膨らむと目立つのですぐに見つけることができますが、無理に引きはがすと体がちぎれ、皮膚に食い込んだ頭が残ってしまう可能性があるのでご注意ください。また、メスであるとお腹に大量の卵を持っていることがあるため、潰すのもNGです。
ツメダニ
ツメダニはツメダニ皮膚炎の原因となる寄生虫です。体の前方に大きく鋭い爪を持っているため、ツメダニと呼ばれています。
動きが俊敏で、前後にも素早く動きます。名前の由来ともなっている爪で宿主の皮膚を傷つけ、体液やリンパ液を摂取して生きています。
体長は0.3~0.5mmほどです。
犬がツメダニに感染すると、フケやただれ、かゆみ、かさぶたといった症状が出てきます。人にも感染するそうですが、人間の体表では繁殖できないため症状はあまりひどくなりません。
ヒゼンダニ
疥癬(かいせん)という皮膚病を引き起こすダニです。
感染するととにかく痒く、爪で何度も引っ掻いて傷ができてしまいます。
かさぶたができ、フケもでてきます。メスは0.4mm、オスはその約3分の2程の体長です。
角層に横穴を掘りトンネルを作り、そこで一か月間卵を産み続けます。これがフケの原因のようです。犬などの動物たちと共に人間にも感染し、皮膚病を引き起こすので注意が必要です。
耳ヒゼンダニ
耳ヒゼンダニは耳疥癬(かいせん)を引き起こすダニです。
もしも犬が耳を激しくかゆがっていたり、黒い耳垢がたまっていたり、悪臭がしていたら、耳ヒゼンダニに感染している可能性が高いです。耳ヒゼンダニは体長0.3~0.4mmで、耳の中に寄生して耳道内の上皮や体液、耳垢を食べて生き、耳の中で卵を産むので、どんどん繁殖してしまいます。
重度感染になると、耳の周囲や首にまで感染が広がってしまいます。
また、まれに人にも寄生するそうです。
ニキビダニ
ニキビダニはアカラス症(毛包虫症)という皮膚病の原因となるダニです。
毛包に常在していますが、このダニがいるからといって必ずしも発症するわけではありません。免疫力や抵抗力の低下などが原因で異常繁殖するとされています。

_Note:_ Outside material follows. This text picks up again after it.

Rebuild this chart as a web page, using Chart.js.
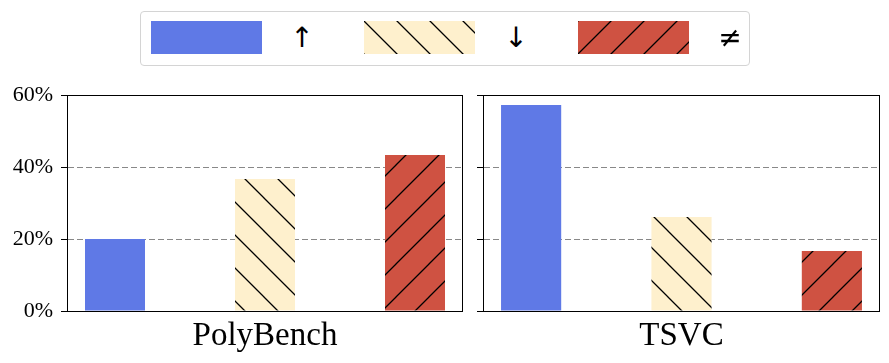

子犬に見られることが多く、半年ほどで自然治癒する確率が50パーセントといわれています。
成犬での発症は例が少なく、生涯の治療が必要となります。症状は、脱毛と皮膚の赤み、フケが口や目の周りからどんどん広がるといったものです。
また、人間には人間のニキビダニがいるので、人と犬の間で伝染することはありません。
シラミ
シラミは数mm以下の体長で、弾力性のある丈夫な体をしていて、1か月で100個以上の卵を産むと言われています。しかし、動物の体上でしか生きて行けず、地上に落ちると数日で死んでしまうそうです。
ハジラミシラミと特徴が似ていますが、フケや分泌物を摂取して生きるハジラミシラミと違い、シラミは吸血することで生きていきます。

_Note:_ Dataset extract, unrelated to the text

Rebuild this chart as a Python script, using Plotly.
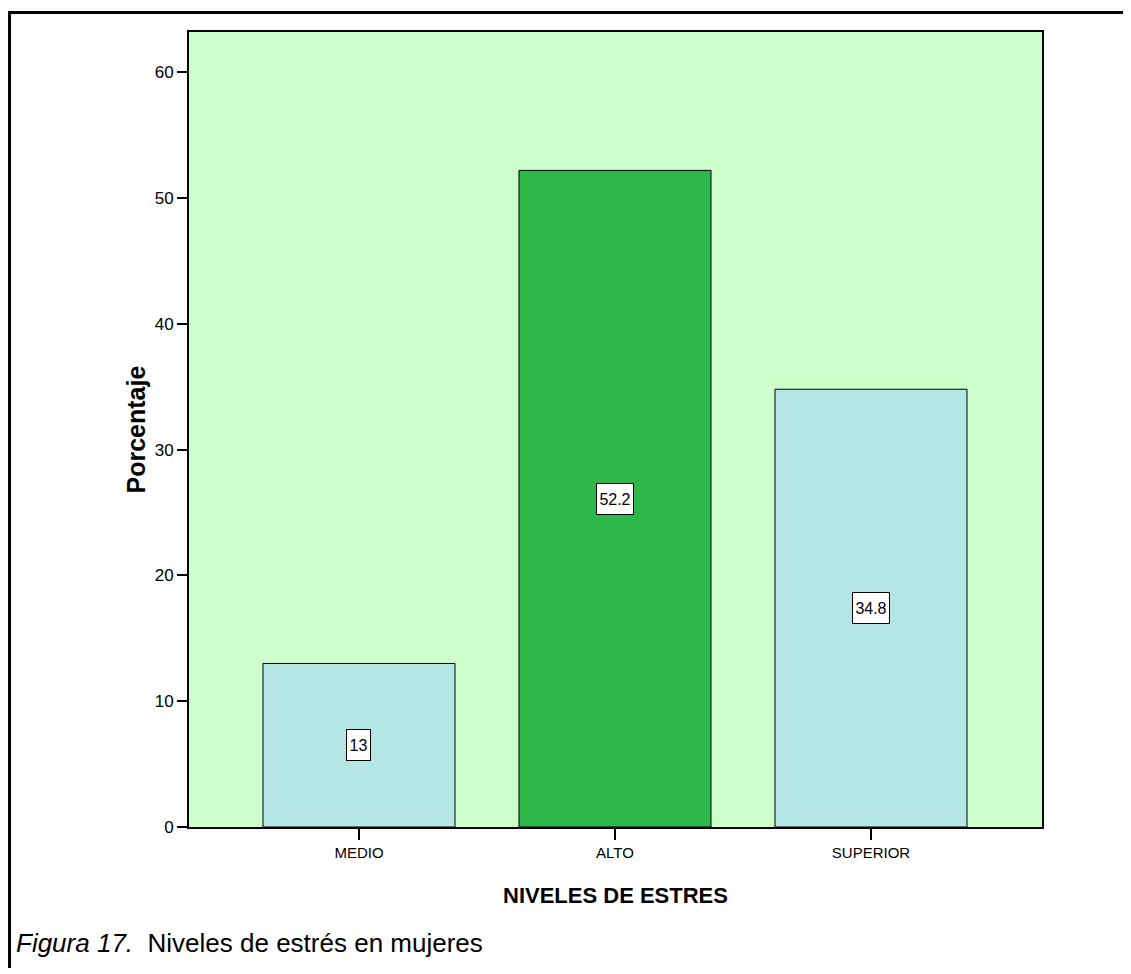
import plotly.graph_objects as go

categories = ["MEDIO", "ALTO", "SUPERIOR"]
values = [13, 52.2, 34.8]
value_labels = ["13", "52.2", "34.8"]
bar_colors = ["#B4E6E6", "#2EB84A", "#B4E6E6"]
y_ticks = [0, 10, 20, 30, 40, 50, 60]

FONT = "Liberation Sans, Arial"
fig = go.Figure()
fig.add_trace(go.Bar(
    x=categories, y=values, width=0.75,
    marker=dict(color=bar_colors, line=dict(color="black", width=1)),
    hoverinfo="skip",
))

for c, v, t in zip(categories, values, value_labels):
    fig.add_annotation(x=c, y=v / 2, text=t, showarrow=False,
                       font=dict(family=FONT, size=16, color="black"),
                       width=21 if len(t) < 3 else 34, height=28,
                       bgcolor="white", bordercolor="black", borderwidth=1, borderpad=1)

# page is offset 8px by body margin: plot area at page (189..1042, 32..827)
fig.update_layout(
    width=1115, height=960,
    margin=dict(l=181, r=81, t=24, b=141),
    paper_bgcolor="white", plot_bgcolor="#CCFFCC",
    showlegend=False,
    xaxis=dict(range=[-0.664, 2.668], showline=True, linecolor="black", linewidth=2, mirror=True,
               ticks="outside", ticklen=11, tickcolor="black", tickwidth=2,
               tickfont=dict(family=FONT, size=15, color="black"),
               showgrid=False),
    yaxis=dict(range=[0, 63.2], tickvals=y_ticks, showline=True, linecolor="black", linewidth=2, mirror=True,
               ticks="outside", ticklen=10, tickcolor="black", tickwidth=2,
               tickfont=dict(family=FONT, size=17, color="black"),
               showgrid=False, zeroline=False),
)

# axis titles
fig.add_annotation(xref="paper", yref="paper", x=(615 - 189) / 853, y=(827 - 895) / 795,
                   xanchor="center", yanchor="middle", showarrow=False,
                   text="<b>NIVELES DE ESTRES</b>",
                   font=dict(family=FONT, size=22, color="black"))
fig.add_annotation(xref="paper", yref="paper", x=(135 - 189) / 853, y=0.5,
                   xanchor="center", yanchor="middle", showarrow=False, textangle=-90,
                   text="<b>Porcentaje</b>",
                   font=dict(family=FONT, size=25, color="black"))

# outer frame (left and top lines)
fig.add_shape(type="line", xref="paper", yref="paper", x0=-0.2104, x1=-0.2104, y0=1.0245, y1=-0.2,
              line=dict(color="black", width=3))
fig.add_shape(type="line", xref="paper", yref="paper", x0=-0.2122, x1=1.2, y0=1.0245, y1=1.0245,
              line=dict(color="black", width=3))

fig.add_annotation(xref="paper", yref="paper", x=(14 - 189) / 853, y=(827 - 943) / 795,
                   xanchor="left", yanchor="middle", showarrow=False,
                   text="<i>Figura 17.</i>  Niveles de estrés en mujeres",
                   font=dict(family=FONT, size=26, color="black"))

fig.write_html("out.html")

宿主特性が強く、人に害を及ぼすことはあまりありません。
ツツガムシ
ツツガムシはリケッチア症と呼ばれる感染症を引き起こします。
野ネズミなどに寄生するダニの一群で、日本には120種類以上のツツガムシが生息しているそうです。そのうち、リケッチアと呼ばれる病原体を持ち、人に吸着する性質を持っているものが3種類存在します。
リケッチアは生きた細胞の中に寄生する非常に小さな細菌で、感染すると高熱、発疹、頭痛、倦怠感、リンパ節が腫れるなどといった症状が現れます。
刺されたからといって必ず発症するわけではありませんが、放置すれば重症化したり、死に至る危険もあります。
寄生虫の知識を身につけておこう
知識というものは決して邪魔にはなりません。愛犬との共生をより良いものにするために、外部寄生虫の知識と関心は常に持っておきましょう。